Das Festival findet nun in der Firma Bandstahl Schulte statt, weil das „Lutz“ gerade renoviert wird. Die Fabrikhalle ist ein idealer Spielort für das „Projekt Hagen“. Die Rollen heißen wie ihre Spieler, die Jugendlichen erzählen von ihrem Leben in Altenhagen, von ihren Träumen und Abneigungen. Sie sind nicht naiv und wissen genau, dass Medienmacher sie oft in Klischees von Ghettokids pressen wollen. Die Show, für die sie gecastet werden sollen, heißt „Ghetto deluxe“.

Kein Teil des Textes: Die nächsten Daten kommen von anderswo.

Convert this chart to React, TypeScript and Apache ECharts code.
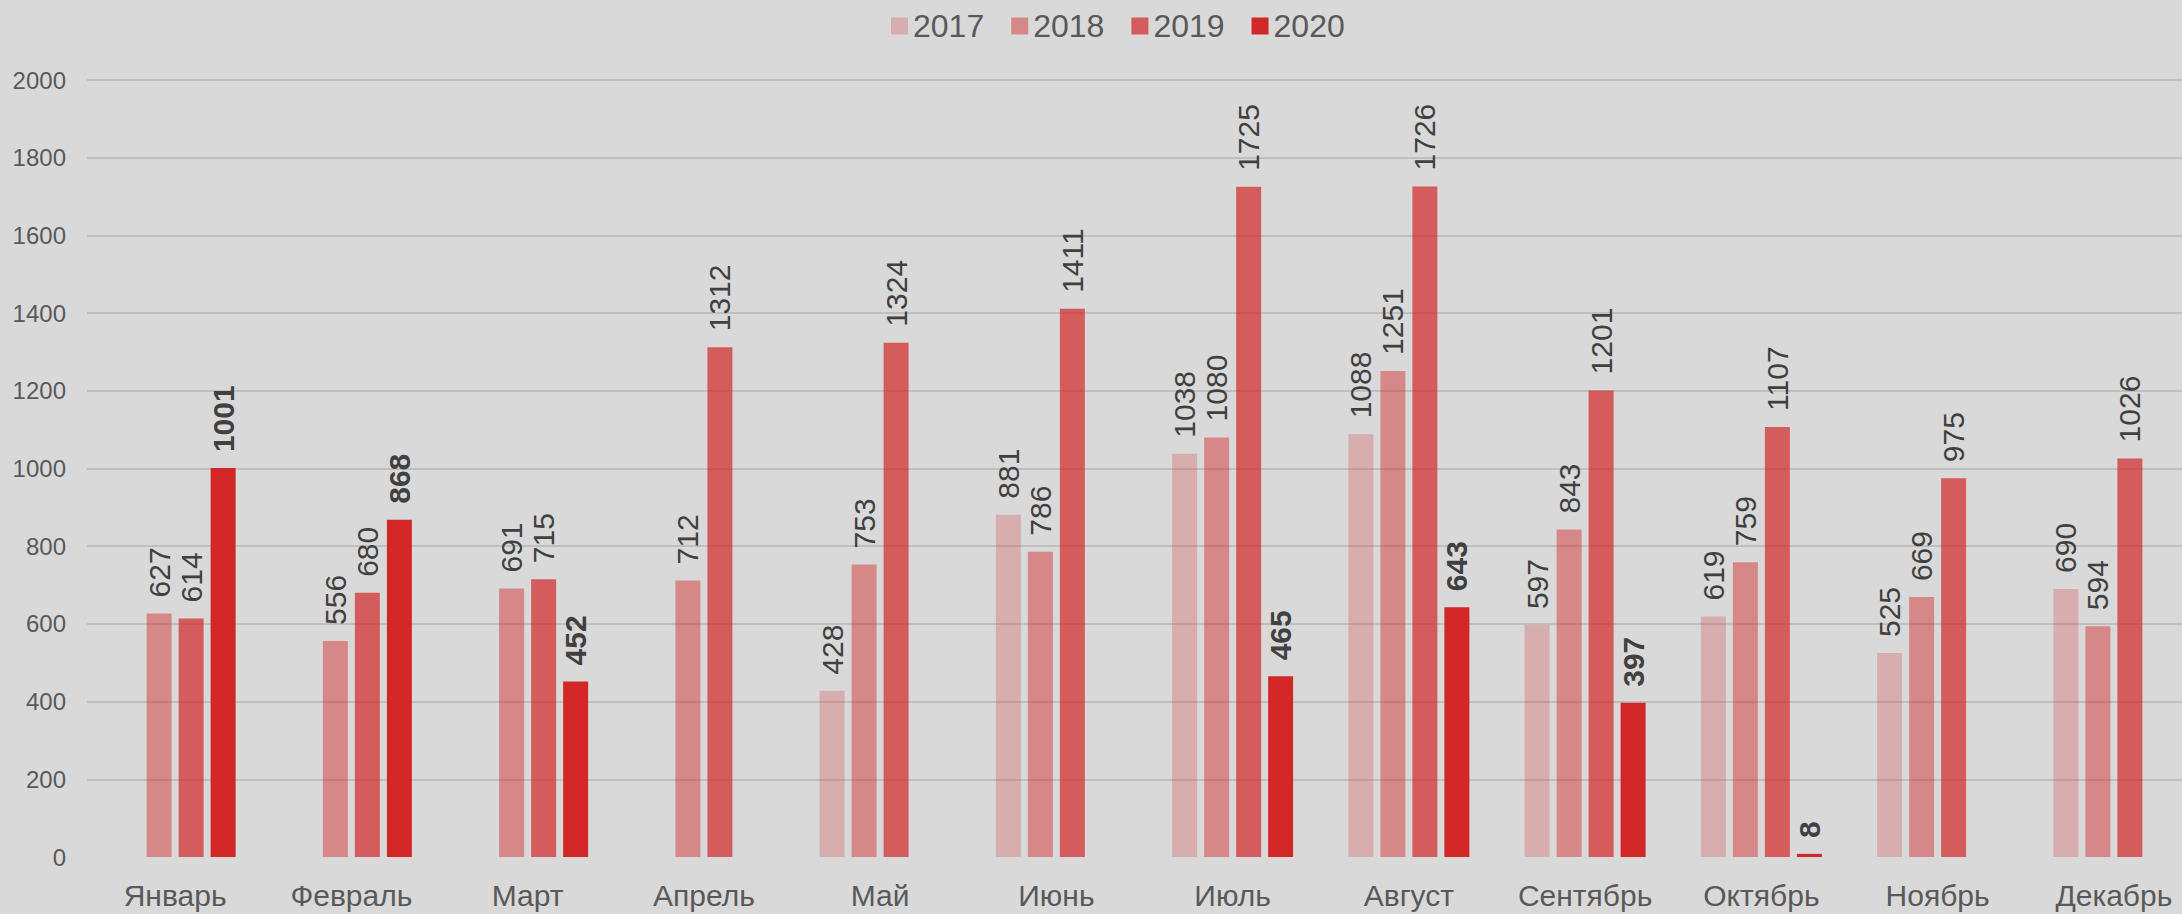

Es gehört viel Feingefühl und Meisterschaft dazu, aus so vielen Figuren auf der Bühne Individuen zu machen. Jeder kann hier seine Geschichte nur andeuten, aber das funktioniert grandios. Da gibt es Najib el-Chartouni, den bärtigen Rapper, der aggressive Töne mit sehr differenzierten Beobachtungen mischt. Oder Debborah Kuyitila mit ihrer geschmeidigen Soulstimme und trotzig-stolzer Körperhaltung. Niemand präsentiert sich als Täter oder Opfer, hier lernen die Zuschauer junge Leute mit großen Begabungen und klaren Zielen kennen.
Über Debatten um politische Korrektheit ist dieses Theater längst hinaus, auch Mutmach-Botschaften braucht Werner Hahns packende Inszenierung nicht. Es versteht sich einfach von selbst, dass diese grandiosen Leute die Zukunft gestalten werden. Egal, ob ihnen Medienfuzzis dabei helfen oder nicht.